Voyage !

Coincé entre un vieillard édenté et une femme obèse entre deux âges, le roulement saccadé du wagon, la chaleur et la fatigue des derniers jours avaient eu raison de mes efforts pour vaincre le sommeil. Je m'étais assoupi, la tête sur l'épaule de mon voisin, quand, soudain, je me réveillai.

Le train était arrêté en rase campagne. Sur la banquette en face de moi, un moine bedonnant était assis en tailleur, le visage orné d'une barbiche et d'une paire de lunettes rondes.  Il portait une ample robe blanche et un collier de petites pierres lavées. Il paraissait dans la quarantaine, bien que je ne puisse déterminer son âge avec certitude. Il regardait fixement par la fenêtre, perdu dans ses pensées. Au mouvement que je fis, il me regarda, Ses yeux d'un bleu profond dégageaient une impression de fermeté et de sagesse. Un peu mal à l'aise, je le saluais d'un mouvement de tête. Il me répondit par un hochement du menton et un clignement des yeux.

Je regardai autour de moi. Mes compagnons de voyage avaient quitté le compartiment. Un sentiment de gêne indéfinissable me gagnait. Le moine ouvrit la bouche, et sa voix me parvint, lointaine, comme un écho. Sans préambule, il se mit à discourir.

Voyage ! Démon passionné du corps et de l'esprit qui détruit les certitudes acquises et les préjugés tenaces.

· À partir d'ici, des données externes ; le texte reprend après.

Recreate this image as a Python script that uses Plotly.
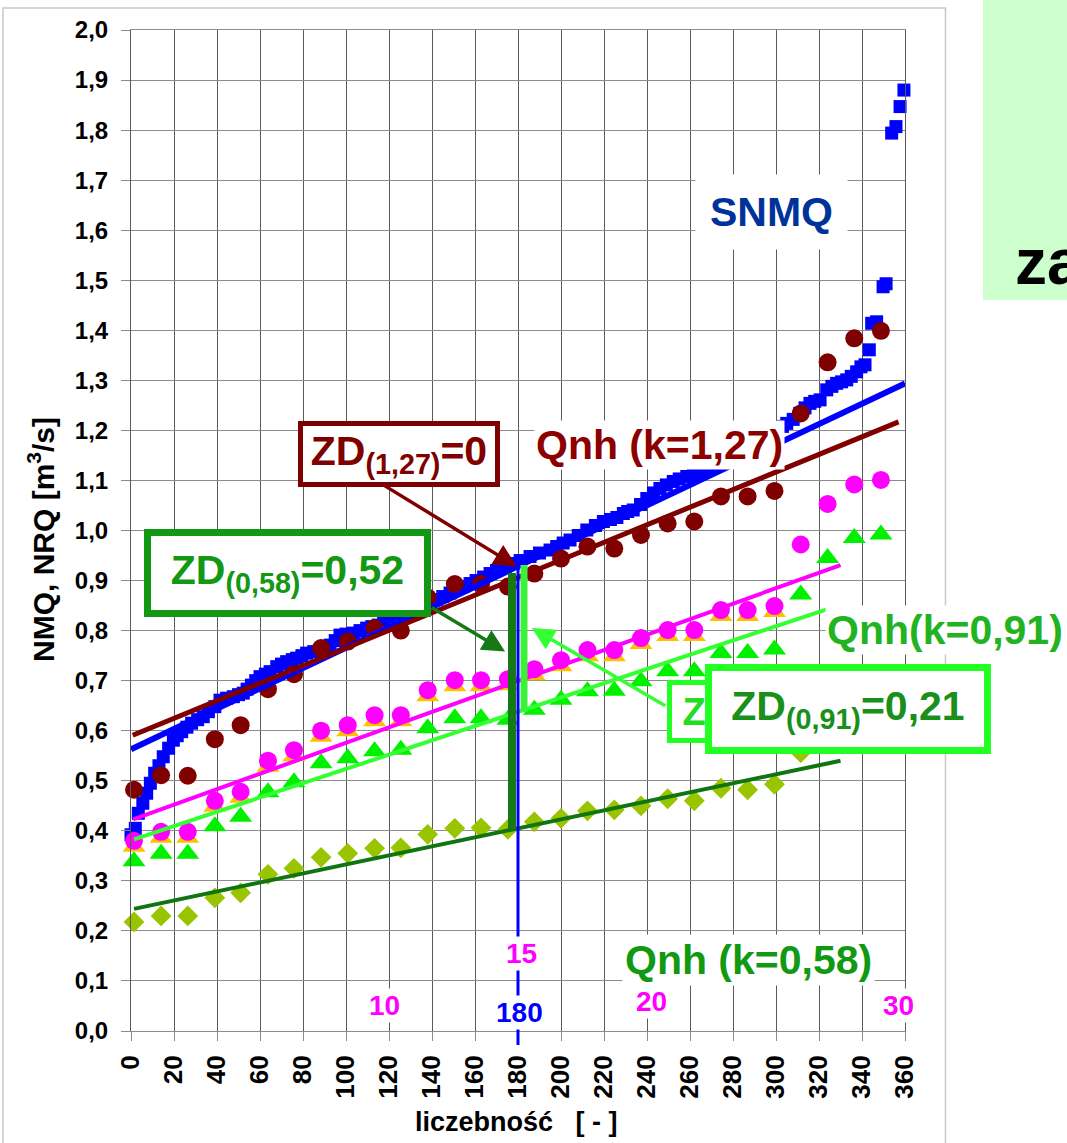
import plotly.graph_objects as go

FONT = "Liberation Sans, Arial, sans-serif"

# ---------------- data ----------------
# x positions (liczebnosc) of the 29 yearly values
x_years = [1.4, 14.0, 26.4, 39.0, 51.0, 63.7, 75.8, 88.4, 100.8, 113.3, 125.5, 138.0,
           150.6, 162.8, 175.3, 187.6, 200.0, 212.3, 224.8, 237.2, 249.6, 262.0, 274.4,
           286.8, 299.3, 311.5, 324.0, 336.4, 348.8]

# Qnh (k=1,27) – maroon circles
nmq_127 = [0.482, 0.511, 0.510, 0.583, 0.611, 0.683, 0.713, 0.765, 0.778, 0.805, 0.800,
           0.866, 0.893, 0.893, 0.888, 0.914, 0.944, 0.968, 0.964, 0.991, 1.014, 1.018,
           1.068, 1.068, 1.079, 1.234, 1.336, 1.384, 1.399]

# SNQ – magenta circles
snq = [0.380, 0.398, 0.398, 0.460, 0.478, 0.540, 0.561, 0.600, 0.611, 0.631, 0.631,
       0.681, 0.701, 0.701, 0.703, 0.723, 0.741, 0.761, 0.761, 0.785, 0.801, 0.801,
       0.841, 0.841, 0.849, 0.972, 1.053, 1.092, 1.101]

# NRQ – orange triangles (mostly hidden behind SNQ)
nrq = [0.368, 0.386, 0.386, 0.448, 0.466, 0.528, 0.549, 0.588, 0.599, 0.619, 0.619,
       0.669, 0.689, 0.689, 0.691, 0.711, 0.729, 0.749, 0.749, 0.773, 0.789, 0.789,
       0.829, 0.829, 0.837]

# Qnh (k=0,91) – green triangles
nmq_091 = [0.339, 0.354, 0.354, 0.409, 0.428, 0.477, 0.497, 0.535, 0.545, 0.559, 0.562,
           0.605, 0.625, 0.625, 0.622, 0.642, 0.662, 0.679, 0.680, 0.699, 0.719, 0.719,
           0.755, 0.755, 0.762, 0.872, 0.945, 0.985, 0.992]

# Qnh (k=0,58) – yellow-green diamonds
nmq_058 = [0.218, 0.230, 0.230, 0.266, 0.276, 0.313, 0.325, 0.347, 0.355, 0.365, 0.366,
           0.393, 0.405, 0.406, 0.403, 0.418, 0.425, 0.440, 0.442, 0.450, 0.464, 0.460,
           0.485, 0.482, 0.493, 0.556]

# SNMQ – blue squares (ordered values)
snmq_x = [0, 2, 3.4, 5.5, 7.3, 9, 11, 13, 15, 17.5, 19.7, 21.5, 23.6, 26, 28.2, 31, 33.6,
          36, 39, 41.4, 44.5, 47.6, 50, 52.2, 54, 56, 58, 60, 62.5, 64.7, 67.8, 70, 72.4,
          75, 77, 79.5, 81.7, 85, 87.9, 90.5, 92.6, 95, 97.2, 100, 103.4, 106.5, 109.6,
          112, 115, 117.5, 120.5, 124, 127, 129.8, 132.5, 136, 139, 142, 145, 148.4, 151,
          154.5, 157.7, 160.5, 164, 167, 170, 174, 177.8, 181, 185.6, 190, 194.9, 198,
          201, 204.2, 208, 212, 216, 219.7, 223, 226, 229, 231, 233.6, 237, 239.9, 243,
          246, 249, 252.2, 255, 258.5, 261.5, 264.7, 268, 271, 274.5, 278, 281, 284.5, 288,
          291, 294.5, 297.5, 300.3, 303, 305, 308, 311, 313.5, 315.8, 318, 320.5, 323.6,
          326, 328.2, 330.5, 332.9, 335, 337.5, 339.5, 341.4, 343.4, 344.5, 346.8, 349.8,
          351.2, 353.8, 355.8, 357.7, 359.5]
snmq_y = [0.392, 0.405, 0.435, 0.455, 0.475, 0.495, 0.515, 0.530, 0.548, 0.565, 0.581,
          0.590, 0.598, 0.607, 0.615, 0.622, 0.628, 0.638, 0.648, 0.661, 0.665, 0.668,
          0.672, 0.675, 0.683, 0.691, 0.700, 0.708, 0.713, 0.718, 0.728, 0.733, 0.738,
          0.742, 0.745, 0.750, 0.755, 0.758, 0.761, 0.767, 0.771, 0.780, 0.791, 0.793,
          0.795, 0.800, 0.805, 0.808, 0.811, 0.820, 0.828, 0.834, 0.838, 0.841, 0.846,
          0.850, 0.855, 0.862, 0.868, 0.875, 0.882, 0.888, 0.894, 0.900, 0.907, 0.914,
          0.920, 0.927, 0.934, 0.940, 0.948, 0.955, 0.961, 0.968, 0.975, 0.981, 0.990,
          1.001, 1.010, 1.018, 1.022, 1.026, 1.034, 1.038, 1.041, 1.052, 1.064, 1.075,
          1.084, 1.091, 1.098, 1.103, 1.108, 1.113, 1.117, 1.125, 1.132, 1.140, 1.148,
          1.155, 1.163, 1.172, 1.180, 1.188, 1.195, 1.201, 1.208, 1.214, 1.222, 1.234,
          1.245, 1.254, 1.258, 1.261, 1.281, 1.288, 1.294, 1.297, 1.301, 1.308, 1.317,
          1.327, 1.331, 1.361, 1.414, 1.417, 1.487, 1.493, 1.794, 1.807, 1.847, 1.880]

# trend lines (start / end)
trend_snmq_x, trend_snmq_y = [0, 360], [0.563, 1.294]
trend_127_x, trend_127_y = [0.8, 357], [0.591, 1.217]
trend_snq_x, trend_snq_y = [1, 330], [0.423, 0.931]
trend_091_x, trend_091_y = [1.4, 326], [0.383, 0.846]
trend_058_x, trend_058_y = [1.4, 330], [0.244, 0.540]

# ZD bars at liczebnosc = 180
zd058_x, zd058_y = [177.2, 177.2], [0.403, 0.915]
zd091_x, zd091_y = [182.8, 182.8], [0.638, 0.931]
cut_x = 180
cut_top = 0.941

x_ticks = [0, 20, 40, 60, 80, 100, 120, 140, 160, 180, 200, 220, 240, 260, 280, 300, 320, 340, 360]
x_ticktext = ["0", "20", "40", "60", "80", "100", "120", "140", "160", "180", "200", "220",
              "240", "260", "280", "300", "320", "340", "360"]
y_ticks = [0.0, 0.1, 0.2, 0.3, 0.4, 0.5, 0.6, 0.7, 0.8, 0.9, 1.0, 1.1, 1.2, 1.3, 1.4, 1.5,
           1.6, 1.7, 1.8, 1.9, 2.0]
y_ticktext = ["0,0", "0,1", "0,2", "0,3", "0,4", "0,5", "0,6", "0,7", "0,8", "0,9", "1,0",
              "1,1", "1,2", "1,3", "1,4", "1,5", "1,6", "1,7", "1,8", "1,9", "2,0"]

# ---------------- figure ----------------
fig = go.Figure()

fig.add_trace(go.Scatter(x=snmq_x, y=snmq_y, mode="markers", cliponaxis=False,
                         marker=dict(symbol="square", size=13, color="#0000ff")))
fig.add_trace(go.Scatter(x=x_years[:len(nrq)], y=nrq, mode="markers", cliponaxis=False,
                         marker=dict(symbol="triangle-up", size=20, color="#ffc000")))
fig.add_trace(go.Scatter(x=x_years, y=snq, mode="markers", cliponaxis=False,
                         marker=dict(symbol="circle", size=18, color="#ff00ff")))
fig.add_trace(go.Scatter(x=x_years, y=nmq_091, mode="markers", cliponaxis=False,
                         marker=dict(symbol="triangle-up", size=20, color="#00f000")))
fig.add_trace(go.Scatter(x=x_years[:len(nmq_058)], y=nmq_058, mode="markers", cliponaxis=False,
                         marker=dict(symbol="diamond", size=16, color="#99c400")))
fig.add_trace(go.Scatter(x=x_years, y=nmq_127, mode="markers", cliponaxis=False,
                         marker=dict(symbol="circle", size=18, color="#800000")))

for tx, ty, col, w in [(trend_snmq_x, trend_snmq_y, "#0000ff", 6),
                       (trend_127_x, trend_127_y, "#800000", 5),
                       (trend_snq_x, trend_snq_y, "#ff00ff", 4),
                       (trend_091_x, trend_091_y, "#33ff33", 4),
                       (trend_058_x, trend_058_y, "#107510", 4)]:
    fig.add_trace(go.Scatter(x=tx, y=ty, mode="lines", line=dict(color=col, width=w)))

fig.add_trace(go.Scatter(x=zd058_x, y=zd058_y, mode="lines", line=dict(color="#157a15", width=8)))
fig.add_trace(go.Scatter(x=zd091_x, y=zd091_y, mode="lines", line=dict(color="#3cf03c", width=7)))

shapes = [
    # chart frame
    dict(type="rect", xref="paper", yref="paper", x0=-0.1654, x1=1.0523, y0=-0.13, y1=1.022,
         line=dict(color="#c8c8c8", width=1.5), layer="below"),
    # green slide box
    dict(type="rect", xref="paper", yref="paper", x0=1.1008, x1=1.25, y0=0.7303, y1=1.05,
         line=dict(width=0), fillcolor="#ccffcc", layer="below"),
    # cut line at 180
    dict(type="line", xref="x", yref="paper", x0=cut_x, x1=cut_x, y0=-0.014, y1=cut_top / 2,
         line=dict(color="#0000ff", width=3)),
]


def box(text, x, y, color, border, w, h, bw, size=41, xanchor="center", align="center"):
    return dict(x=x, y=y, xref="x", yref="y", text=text, showarrow=False,
                font=dict(family=FONT, size=size, color=color), bgcolor="white",
                bordercolor=border, borderwidth=bw, borderpad=0, width=w, height=h,
                xanchor=xanchor, yanchor="middle", align=align, valign="middle")


def arrow(x0, y0, x1, y1, color):
    return dict(x=x1, y=y1, ax=x0, ay=y0, xref="x", yref="y", axref="x", ayref="y",
                text="", showarrow=True, arrowhead=2, arrowsize=1.3, arrowwidth=3.5,
                arrowcolor=color, standoff=0, startstandoff=0)


def label(text, x, y, color, size=40, xanchor="center", pad=2, bold=True):
    t = f"<b>{text}</b>" if bold else text
    return dict(x=x, y=y, xref="x", yref="y", text=t, showarrow=False,
                font=dict(family=FONT, size=size, color=color), bgcolor="white",
                borderpad=pad, xanchor=xanchor, yanchor="middle")


annotations = [
    # secondary count labels
    label("10", 118.1, 0.050, "#ff00ff", size=28, pad=1),
    label("20", 242.3, 0.058, "#ff00ff", size=28, pad=1),
    label("30", 357.2, 0.050, "#ff00ff", size=28, pad=1),
    label("15", 181.4, 0.154, "#ff00ff", size=28, pad=1),
    label("180", 180.7, 0.036, "#0000ff", size=28, pad=1),
    # series names
    label("SNMQ", 298.1, 1.636, "#003399", size=41, pad=14),
    label("Qnh (k=1,27)", 245.6, 1.171, "#8c0000", size=41, pad=1),
    label("SNQ", 388.8, 1.077, "#cc00cc", size=40, pad=2),
    label("Qnh(k=0,91)", 322.8, 0.801, "#22b322", size=41, xanchor="left", pad=1),
    label("Qnh (k=0,58)", 287.0, 0.142, "#129912", size=41, pad=2),
    # arrows
    arrow(117.4, 1.091, 179.4, 0.928, "#800000"),
    arrow(139.1, 0.848, 174.0, 0.758, "#157a15"),
    arrow(249.2, 0.648, 186.4, 0.805, "#33ff33"),
    # ZD boxes
    box("<b>ZD<sub>(1,27)</sub>=0</b>", 124.7, 1.153, "#7f0000", "#7f0000", 192, 56, 5),
    box("<b>ZD<sub>(0,58)</sub>=0,52</b>", 73.0, 0.916, "#139813", "#139813", 273, 74, 7),
    box("<b>&nbsp;ZD</b>", 249.2, 0.639, "#22dd22", "#22ff22", 80, 53, 5,
        size=38, xanchor="left", align="left"),
    box("<b>ZD<sub>(0,91)</sub>=0,21</b>", 333.3, 0.644, "#1a8f1a", "#22ff22", 272, 76, 7),
    # axis titles
    dict(x=-0.1163, y=0.4915, xref="paper", yref="paper", showarrow=False, textangle=-90,
         xanchor="center", yanchor="middle",
         text="<b>NMQ, NRQ [m<sup>3</sup>/s]</b>", font=dict(family=FONT, size=30, color="black")),
    dict(x=0.4987, y=-0.0909, xref="paper", yref="paper", showarrow=False,
         xanchor="center", yanchor="middle",
         text="<b>liczebność\u00a0\u00a0\u00a0[ - ]</b>", font=dict(family=FONT, size=27, color="black")),
    # slide text
    dict(x=1.1395, y=0.768, xref="paper", yref="paper", showarrow=False, xanchor="left",
         yanchor="middle", text="<b>za</b>", font=dict(family=FONT, size=64, color="black")),
]

fig.update_layout(
    width=1067, height=1143,
    margin=dict(l=131, r=162, t=30, b=112),
    paper_bgcolor="white", plot_bgcolor="white",
    showlegend=False,
    font=dict(family=FONT, color="black"),
    shapes=shapes, annotations=annotations,
)
fig.update_xaxes(range=[0, 360], tickvals=x_ticks, ticktext=x_ticktext, tickangle=-90,
                 showgrid=True, gridcolor="#5a5a5a", gridwidth=1, zeroline=False,
                 showline=True, linecolor="#8c8c8c", mirror=True,
                 ticks="outside", ticklen=9, tickcolor="#8c8c8c", ticklabelstandoff=4,
                 tickfont=dict(family=FONT, size=26, color="black", weight="bold"))
fig.update_yaxes(range=[0, 2.0], tickvals=y_ticks, ticktext=y_ticktext,
                 showgrid=True, gridcolor="#8c8c8c", gridwidth=1, zeroline=False,
                 showline=True, linecolor="#5a5a5a", mirror=True,
                 ticks="outside", ticklen=9, tickcolor="#8c8c8c", ticklabelstandoff=8,
                 tickfont=dict(family=FONT, size=24, color="black", weight="bold"))

fig.write_html("out.html", config={"displayModeBar": False},
               post_script="document.body.style.margin='0px';document.body.style.overflow='hidden';")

Quitte ta maison et rien ne sera plus comme avant.  Tu devras chaque jour retrouver des repères, reconstruire un univers pour que ton esprit reste fidèle à ta raison. Tu devras remettre en cause tes motivations, ouvrir tes yeux à la tolérance et donner à ton corps une capacité d'adaptation à toute épreuve.

En échange, tu recevras l'eau source de vie, le repas savoureux quand tu auras faim et l'hospitalité généreuse des pauvres gens. Reconsidère le pourquoi et le comment de ton existence à chaque instant. Quand tu auras quitté le déferlement de ta vie quotidienne de sédentaire, la quête essentielle de tout être humain reviendra à la surface de ta conscience, et tu devras faire face aux questions fondamentales qui s'étaient noyées dans ton quotidien.

La patience sera ton alliée face aux innombrables aléas de la vie nomade. La mort sera ton guide et la douleur ta compagne.

Un jour prochain, tu rencontreras Maya, cette magicienne aux cheveux de soie, aux yeux précieux comme le jade, à la peau douce comme le velours. Son parfum est comme un champ de fleurs, son baiser juteux comme la cerise, et son amour enivrant comme un vieux rhum. Tu la reconnaîtras du premier coup si tes sens sont en alerte. Elle est la déesse des apparences, aussi prends garde à toi. Elle voudra t'entraîner sur des chemins tortueux, semés d'embûches.

La richesse n'implique pas plus le bonheur, que l'étang où miroite la lumière ne contient le soleil. Rien n'est plus insupportable qu'une prison dorée, rien n'est plus précieux que la liberté du pèlerin.

Quand tu seras riche, tu envieras la simplicité du mendiant. Quand tu seras perdu dans les couloirs de ton palais, tu voudras connaître la rusticité de sa cabane. Quand tu auras goûté aux mets les plus délicieux, tu souhaiteras connaître la saveur de sa soupe. Quand tu hésiteras à choisir dans ta garde-robe, tu désireras l'anonymat de son haillon. Quand tu courras à travers le monde dans ton carrosse, tu le regarderas marcher avec envie.

Mais je n'entendais plus ses paroles. Elles résonnaient dans ma tête comme sur un tambour. Son regard me
fascinait.

Tiens, me dit-il, je te donne cette amulette.

Il avait sorti des doublures de sa robe un pendentif d'ivoire finement sculpté.

Elle te portera chance, continua-t-il. Elle est le symbole de l'Absolu.

Je restais abasourdi. Il déposa l'objet dans mes mains sans que je puisse refuser. Je tentai de le remercier, mais je ne parvenais qu'à balbutier des mots sans suite. Je restais là longtemps sans savoir que faire. J'avais perdu la notion du temps du temps. Peu à peu, la torpeur me gagna.

Le train freina brusquement. Je tombais de la banquette où je m'étais endormi. Le moine avait, disparu et j'étais entouré d'une foule de gens prévenants, prêts à m'aider. Comme un automate, je me relevai, les remerciai d'un mot, l'esprit gagné par une appréhension indéfinissable. Je pris mon sac de voyage et je me retrouvai sur le quai, engourdi et décontenancé. J'étais arrivé à destination.